Discovering the Hudson Valley

Sometimes a soaking rain is a good thing.

My buddy and I completed the 75 mile route of the Discover Hudson Valley Ride this afternoon. Hosted by Bike NY, this was a mass group ride similar to but smaller than the 5 Boro Bike Tour. I’m not a big fan of mass rides, but I have to say this ride was very well organized and supported. Best of all, it took me to a part of New York State that I have not ridden in.

I did not commit to the ride until the deadline because I wasn’t sure I wanted to take a 2 hour car ride up to the start point in Poughkeepsie with the possibility of heavy showers. The forecast this morning was for 30% chance of showers mostly after 1:00 pm, so we decided to go for it, leaving Long Island at 5:00 am.

The skies were clear when we arrived at the start and I chose to leave my windbreaker/light rain jacket in the car. The route took us over the Mid Hudson Bridge, westward toward New Paltz and onto the Hudson Valley Rail Trail.



The Rail Trail was probably the most congested portion of the ride, with the shorter routes sharing the trail with the longer routes. The Rail Trail took us onto the Walkway Across the Hudson, a splendid pedestrian bridge just north of the Mid Hudson Bridge.





The views from the Walkway were spectacular, so much so that I lost track of my bridge phobia. If you are ever in the area of Poughkeepsie, I strongly suggest you stop by and walk across.

The route continued east through Dutchess County over rolling terrain, some parts rolling steeper than others. We eventually found ourselves on Fiddlers Bridge Road, and that’s where my suffering began. The morning haze had burned off and it was hot & humid. I usually pay no attention to street names, unless the street causes pain. Fiddlers caused the first significant discomfort of the day. From that point on, it was me versus the heat, trying to stay hydrated and pacing myself on the rollers. At least the views were worth the effort.

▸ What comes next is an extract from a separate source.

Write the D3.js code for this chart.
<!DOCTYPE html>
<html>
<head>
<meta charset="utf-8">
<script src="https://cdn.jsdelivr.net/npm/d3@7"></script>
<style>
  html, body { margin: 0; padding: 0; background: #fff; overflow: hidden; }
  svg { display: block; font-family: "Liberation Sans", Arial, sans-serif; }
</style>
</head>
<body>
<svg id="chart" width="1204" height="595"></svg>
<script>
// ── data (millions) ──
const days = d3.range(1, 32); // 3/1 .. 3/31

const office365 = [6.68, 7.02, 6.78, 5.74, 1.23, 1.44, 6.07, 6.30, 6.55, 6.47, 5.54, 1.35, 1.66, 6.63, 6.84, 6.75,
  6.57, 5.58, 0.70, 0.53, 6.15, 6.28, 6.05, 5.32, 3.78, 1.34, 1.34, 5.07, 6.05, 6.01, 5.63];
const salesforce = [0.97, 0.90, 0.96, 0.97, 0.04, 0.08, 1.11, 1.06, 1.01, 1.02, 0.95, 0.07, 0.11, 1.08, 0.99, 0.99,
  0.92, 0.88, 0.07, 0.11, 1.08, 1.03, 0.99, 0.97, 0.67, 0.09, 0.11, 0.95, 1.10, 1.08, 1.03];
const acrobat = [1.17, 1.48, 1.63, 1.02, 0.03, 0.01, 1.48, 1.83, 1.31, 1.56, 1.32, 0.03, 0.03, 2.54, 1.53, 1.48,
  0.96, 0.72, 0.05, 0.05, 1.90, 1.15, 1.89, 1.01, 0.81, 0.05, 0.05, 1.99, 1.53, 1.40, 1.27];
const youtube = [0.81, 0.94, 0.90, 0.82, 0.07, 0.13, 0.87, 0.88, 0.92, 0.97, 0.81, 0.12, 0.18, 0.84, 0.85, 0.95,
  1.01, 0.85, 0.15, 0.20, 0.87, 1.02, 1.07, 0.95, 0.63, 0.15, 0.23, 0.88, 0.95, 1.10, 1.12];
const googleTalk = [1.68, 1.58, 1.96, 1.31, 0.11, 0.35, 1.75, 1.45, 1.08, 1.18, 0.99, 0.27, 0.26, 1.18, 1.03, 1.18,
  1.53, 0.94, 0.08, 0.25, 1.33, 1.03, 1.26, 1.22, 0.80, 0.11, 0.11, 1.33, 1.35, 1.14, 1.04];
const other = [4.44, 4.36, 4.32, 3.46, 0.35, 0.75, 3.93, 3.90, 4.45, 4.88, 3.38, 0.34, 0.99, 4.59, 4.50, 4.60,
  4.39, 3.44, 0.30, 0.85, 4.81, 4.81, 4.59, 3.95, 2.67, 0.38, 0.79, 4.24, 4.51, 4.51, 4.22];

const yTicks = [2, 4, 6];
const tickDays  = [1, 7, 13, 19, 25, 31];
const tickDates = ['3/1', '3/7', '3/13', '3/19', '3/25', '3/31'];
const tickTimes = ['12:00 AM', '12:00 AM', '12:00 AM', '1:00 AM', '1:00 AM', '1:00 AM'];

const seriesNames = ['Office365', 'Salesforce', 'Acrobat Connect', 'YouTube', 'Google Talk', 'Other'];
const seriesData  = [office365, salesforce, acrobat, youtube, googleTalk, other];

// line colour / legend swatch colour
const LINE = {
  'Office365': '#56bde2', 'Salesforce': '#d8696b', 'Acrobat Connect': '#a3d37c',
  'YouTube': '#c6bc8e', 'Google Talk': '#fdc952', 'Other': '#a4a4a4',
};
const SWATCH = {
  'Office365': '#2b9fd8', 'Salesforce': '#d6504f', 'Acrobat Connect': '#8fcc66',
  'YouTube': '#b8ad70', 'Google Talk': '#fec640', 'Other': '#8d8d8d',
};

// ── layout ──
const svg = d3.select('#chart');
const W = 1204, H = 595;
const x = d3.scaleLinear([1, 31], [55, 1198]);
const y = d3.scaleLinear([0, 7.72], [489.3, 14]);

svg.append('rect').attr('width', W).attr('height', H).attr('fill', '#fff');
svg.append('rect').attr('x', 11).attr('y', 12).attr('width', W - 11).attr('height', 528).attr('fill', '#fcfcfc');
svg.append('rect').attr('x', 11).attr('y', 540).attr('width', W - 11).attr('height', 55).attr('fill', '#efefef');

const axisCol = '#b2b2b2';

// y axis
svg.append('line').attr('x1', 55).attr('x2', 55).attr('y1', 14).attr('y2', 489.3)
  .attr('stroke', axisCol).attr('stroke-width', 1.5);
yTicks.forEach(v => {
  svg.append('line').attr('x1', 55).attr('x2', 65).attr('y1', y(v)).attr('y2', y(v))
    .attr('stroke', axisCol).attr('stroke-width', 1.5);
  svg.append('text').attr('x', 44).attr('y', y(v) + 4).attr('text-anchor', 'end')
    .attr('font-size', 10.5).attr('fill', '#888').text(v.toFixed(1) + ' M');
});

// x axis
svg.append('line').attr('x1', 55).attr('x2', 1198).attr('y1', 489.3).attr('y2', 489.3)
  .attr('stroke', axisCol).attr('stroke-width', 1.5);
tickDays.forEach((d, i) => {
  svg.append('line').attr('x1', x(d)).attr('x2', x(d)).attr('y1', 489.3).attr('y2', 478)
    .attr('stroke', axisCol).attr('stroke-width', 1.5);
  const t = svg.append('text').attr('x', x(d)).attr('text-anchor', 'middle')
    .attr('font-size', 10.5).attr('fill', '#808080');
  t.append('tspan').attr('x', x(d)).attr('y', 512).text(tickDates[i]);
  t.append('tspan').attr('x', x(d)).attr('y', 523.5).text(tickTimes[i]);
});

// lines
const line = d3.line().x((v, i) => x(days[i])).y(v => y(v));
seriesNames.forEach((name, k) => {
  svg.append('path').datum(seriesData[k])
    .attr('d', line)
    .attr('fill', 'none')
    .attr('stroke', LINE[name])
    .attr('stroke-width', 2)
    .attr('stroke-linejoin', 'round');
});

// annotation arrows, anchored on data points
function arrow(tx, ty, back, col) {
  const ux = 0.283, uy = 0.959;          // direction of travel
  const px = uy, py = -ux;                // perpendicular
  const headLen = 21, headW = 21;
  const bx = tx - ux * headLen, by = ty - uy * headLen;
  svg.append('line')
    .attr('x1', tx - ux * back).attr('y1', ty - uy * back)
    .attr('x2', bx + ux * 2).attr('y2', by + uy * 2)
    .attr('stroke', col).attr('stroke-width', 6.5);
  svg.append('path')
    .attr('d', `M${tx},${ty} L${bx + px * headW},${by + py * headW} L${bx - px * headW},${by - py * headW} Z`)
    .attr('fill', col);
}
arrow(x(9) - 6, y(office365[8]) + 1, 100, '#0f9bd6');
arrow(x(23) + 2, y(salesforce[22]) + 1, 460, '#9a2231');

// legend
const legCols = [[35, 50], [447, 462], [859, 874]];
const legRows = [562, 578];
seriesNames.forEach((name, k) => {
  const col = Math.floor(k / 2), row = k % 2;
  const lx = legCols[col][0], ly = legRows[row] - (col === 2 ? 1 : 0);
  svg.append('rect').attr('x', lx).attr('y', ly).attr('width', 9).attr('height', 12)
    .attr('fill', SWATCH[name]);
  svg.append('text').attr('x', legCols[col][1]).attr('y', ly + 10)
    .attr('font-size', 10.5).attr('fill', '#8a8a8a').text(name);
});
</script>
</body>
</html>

With about 20 miles to go until the finish, the skies opened up with a drenching rain. Miraculously, my pace quickened as the rain cooled me off and allowed me to focus on riding and not on my physical discomfort. I probably gained 2 or 3 mph in the rain, although I also gained 2 to 3 pounds of water between my wet jersey and shoes. By the time we reached the finish, our brake pads were reduced to a muddy paste.

With about 5 miles to go, my buddy and I stopped to aid an injured rider who had a rib injury and bad case of road rash. He was carted away in an ambulance, a sad end to an otherwise nice day. We arrived back at the starting location as the rain stopped; however, by the time we put away the bikes it was pouring again and the finish “celebration” was a rain-out.

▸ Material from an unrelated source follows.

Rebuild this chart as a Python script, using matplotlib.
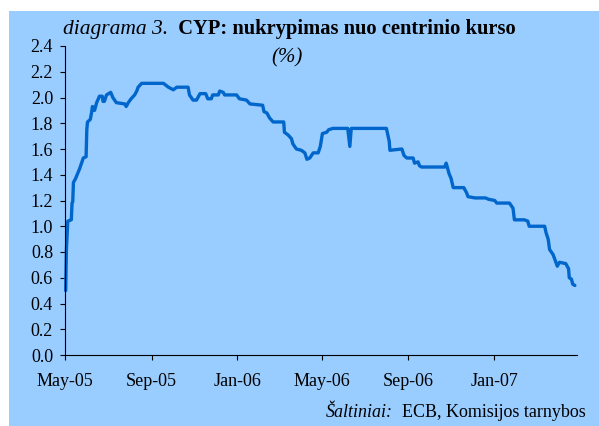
import numpy as np
import matplotlib
matplotlib.use("Agg")
import matplotlib.pyplot as plt
import matplotlib.dates as mdates
from matplotlib.patches import Rectangle

# ---- data ----
dates = [
    "2005-05-02", "2005-05-03", "2005-05-05", "2005-05-10", "2005-05-11", "2005-05-12",
    "2005-05-13", "2005-05-16", "2005-05-19", "2005-05-22", "2005-05-27", "2005-05-31",
    "2005-06-01", "2005-06-02", "2005-06-06", "2005-06-08", "2005-06-09", "2005-06-12",
    "2005-06-15", "2005-06-19", "2005-06-23", "2005-06-24", "2005-06-26", "2005-06-29",
    "2005-07-05", "2005-07-08", "2005-07-13", "2005-07-25", "2005-07-27", "2005-07-30",
    "2005-08-03", "2005-08-08", "2005-08-11", "2005-08-13", "2005-08-18", "2005-09-18",
    "2005-09-25", "2005-10-02", "2005-10-07", "2005-10-23", "2005-10-25", "2005-10-30",
    "2005-11-04", "2005-11-09", "2005-11-17", "2005-11-20", "2005-11-25", "2005-11-27",
    "2005-12-05", "2005-12-07", "2005-12-12", "2005-12-14", "2005-12-31", "2006-01-04",
    "2006-01-14", "2006-01-19", "2006-02-06", "2006-02-08", "2006-02-12", "2006-02-16",
    "2006-02-21", "2006-03-08", "2006-03-09", "2006-03-14", "2006-03-19", "2006-03-21",
    "2006-03-26", "2006-04-02", "2006-04-07", "2006-04-10", "2006-04-14", "2006-04-19",
    "2006-04-26", "2006-04-29", "2006-05-02", "2006-05-08", "2006-05-11", "2006-05-17",
    "2006-06-07", "2006-06-10", "2006-06-12", "2006-08-01", "2006-08-05", "2006-08-06",
    "2006-08-23", "2006-08-26", "2006-08-30", "2006-09-08", "2006-09-10", "2006-09-15",
    "2006-09-17", "2006-09-20", "2006-10-23", "2006-10-25", "2006-10-29", "2006-11-01",
    "2006-11-04", "2006-11-19", "2006-11-23", "2006-11-25", "2006-12-05", "2006-12-20",
    "2006-12-24", "2007-01-02", "2007-01-05", "2007-01-23", "2007-01-28", "2007-01-30",
    "2007-02-13", "2007-02-18", "2007-02-20", "2007-03-14", "2007-03-16", "2007-03-19",
    "2007-03-21", "2007-03-26", "2007-03-30", "2007-04-01", "2007-04-04", "2007-04-13",
    "2007-04-17", "2007-04-18", "2007-04-21", "2007-04-23", "2007-04-26",
]
values = [
    0.50, 0.82, 1.04, 1.05, 1.18, 1.19,
    1.34, 1.37, 1.41, 1.45, 1.53, 1.54,
    1.75, 1.81, 1.83, 1.89, 1.93, 1.90,
    1.96, 2.01, 2.01, 1.97, 1.97, 2.02,
    2.04, 2.00, 1.96, 1.95, 1.93, 1.96,
    1.99, 2.02, 2.05, 2.08, 2.11, 2.11,
    2.08, 2.06, 2.08, 2.08, 2.02, 1.98,
    1.98, 2.03, 2.03, 1.99, 1.99, 2.02,
    2.02, 2.05, 2.04, 2.02, 2.02, 1.99,
    1.98, 1.95, 1.94, 1.89, 1.88, 1.84,
    1.81, 1.81, 1.73, 1.71, 1.68, 1.64,
    1.60, 1.59, 1.57, 1.52, 1.53, 1.57,
    1.57, 1.62, 1.72, 1.73, 1.75, 1.76,
    1.76, 1.62, 1.76, 1.76, 1.66, 1.59,
    1.60, 1.55, 1.53, 1.53, 1.49, 1.50,
    1.47, 1.46, 1.46, 1.49, 1.41, 1.37,
    1.30, 1.30, 1.26, 1.23, 1.22, 1.22,
    1.21, 1.20, 1.18, 1.18, 1.14, 1.05,
    1.05, 1.04, 1.00, 1.00, 0.95, 0.90,
    0.82, 0.78, 0.72, 0.69, 0.72, 0.71,
    0.67, 0.60, 0.59, 0.55, 0.54,
]
y_ticks = [0.0, 0.2, 0.4, 0.6, 0.8, 1.0, 1.2, 1.4, 1.6, 1.8, 2.0, 2.2, 2.4]
x_tick_dates = ["2005-05-01", "2005-09-01", "2006-01-01", "2006-05-01",
                "2006-09-01", "2007-01-01"]
x_range = ["2005-05-01", "2007-04-29"]

title_italic = "diagrama 3."
title_bold = "  CYP: nukrypimas nuo centrinio kurso"
subtitle = "(%)"
source_italic = "Šaltiniai:"
source_rest = "  ECB, Komisijos tarnybos"

# ---- style ----
plt.rcParams["font.family"] = ["Liberation Serif", "DejaVu Serif"]
W, H = 599, 426
BG = "#99CCFF"
LINE = "#0066CC"

fig = plt.figure(figsize=(W / 100, H / 100), dpi=100)
fig.patch.set_facecolor("white")
fig.patches.append(Rectangle((9 / W, 0), (W - 9) / W, (H - 11) / H,
                             transform=fig.transFigure, facecolor=BG,
                             edgecolor="none", zorder=-10))

ax = fig.add_axes([65 / W, 1 - 355 / H, (577 - 65) / W, (355 - 46) / H])
ax.set_facecolor("none")

d = np.array(dates, dtype="datetime64[D]")
ax.plot(d, values, color=LINE, lw=2.4, solid_joinstyle="round",
        solid_capstyle="round", clip_on=False)

ax.set_xlim(np.datetime64(x_range[0]), np.datetime64(x_range[1]))
ax.set_ylim(0, 2.4)
ax.set_yticks(y_ticks)
ax.yaxis.set_major_formatter(matplotlib.ticker.FormatStrFormatter("%.1f"))
ax.set_xticks(np.array(x_tick_dates, dtype="datetime64[D]"))
ax.xaxis.set_major_formatter(mdates.DateFormatter("%b-%y"))

for s in ("top", "right"):
    ax.spines[s].set_visible(False)
for s in ("left", "bottom"):
    ax.spines[s].set_linewidth(0.8)
    ax.spines[s].set_color("black")

ax.tick_params(axis="both", direction="out", length=3.6, width=0.8,
               labelsize=13, colors="black")
ax.tick_params(axis="y", pad=5)
ax.tick_params(axis="x", pad=9)

# ---- title ----
t1 = fig.text(63 / W, (H - 34) / H, title_italic, fontsize=15.5,
              style="italic", ha="left", va="baseline")
ax.annotate(title_bold, xy=(1, (H - 34) / H), xycoords=(t1, "figure fraction"),
            fontsize=14.8, fontweight="bold", ha="left", va="baseline",
            annotation_clip=False)
fig.text(287 / W, (H - 62) / H, subtitle, fontsize=15, style="italic",
         ha="center", va="baseline")

# ---- source ----
s2 = fig.text(586 / W, (H - 417) / H, source_rest, fontsize=13,
              ha="right", va="baseline")
ax.annotate(source_italic, xy=(0, (H - 417) / H), xycoords=(s2, "figure fraction"),
            fontsize=13, style="italic", ha="right", va="baseline",
            annotation_clip=False)

fig.savefig("out.png", dpi=100, facecolor="white")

The ride was very well organized and supported. The GPS route, which you can find here, is spot-on, meaning it exactly matches the on-road markings and cue sheet. It is not an easy ride, but also not terribly difficult considering the region. I don’t think I would attempt it without support. The route goes into areas with very few opportunities to purchase food or beverages; if there are shops, we didn’t see them. As Bike NY rides go, this is one of the less crowded ones, probably because it’s a bit of a haul from New York City. The ride is accessible by train, since it starts and ends at a train station. 

And finally, the cool sighting of the day : a rider from Houston TX. I saw his license plate and assumed he was a transplant to the region but when I ran into him at a rest area and asked, he told me that he lives in TX and spends most of the year on the road and does rides in whatever region he is visiting on business. What a neat way to blend pleasure with business.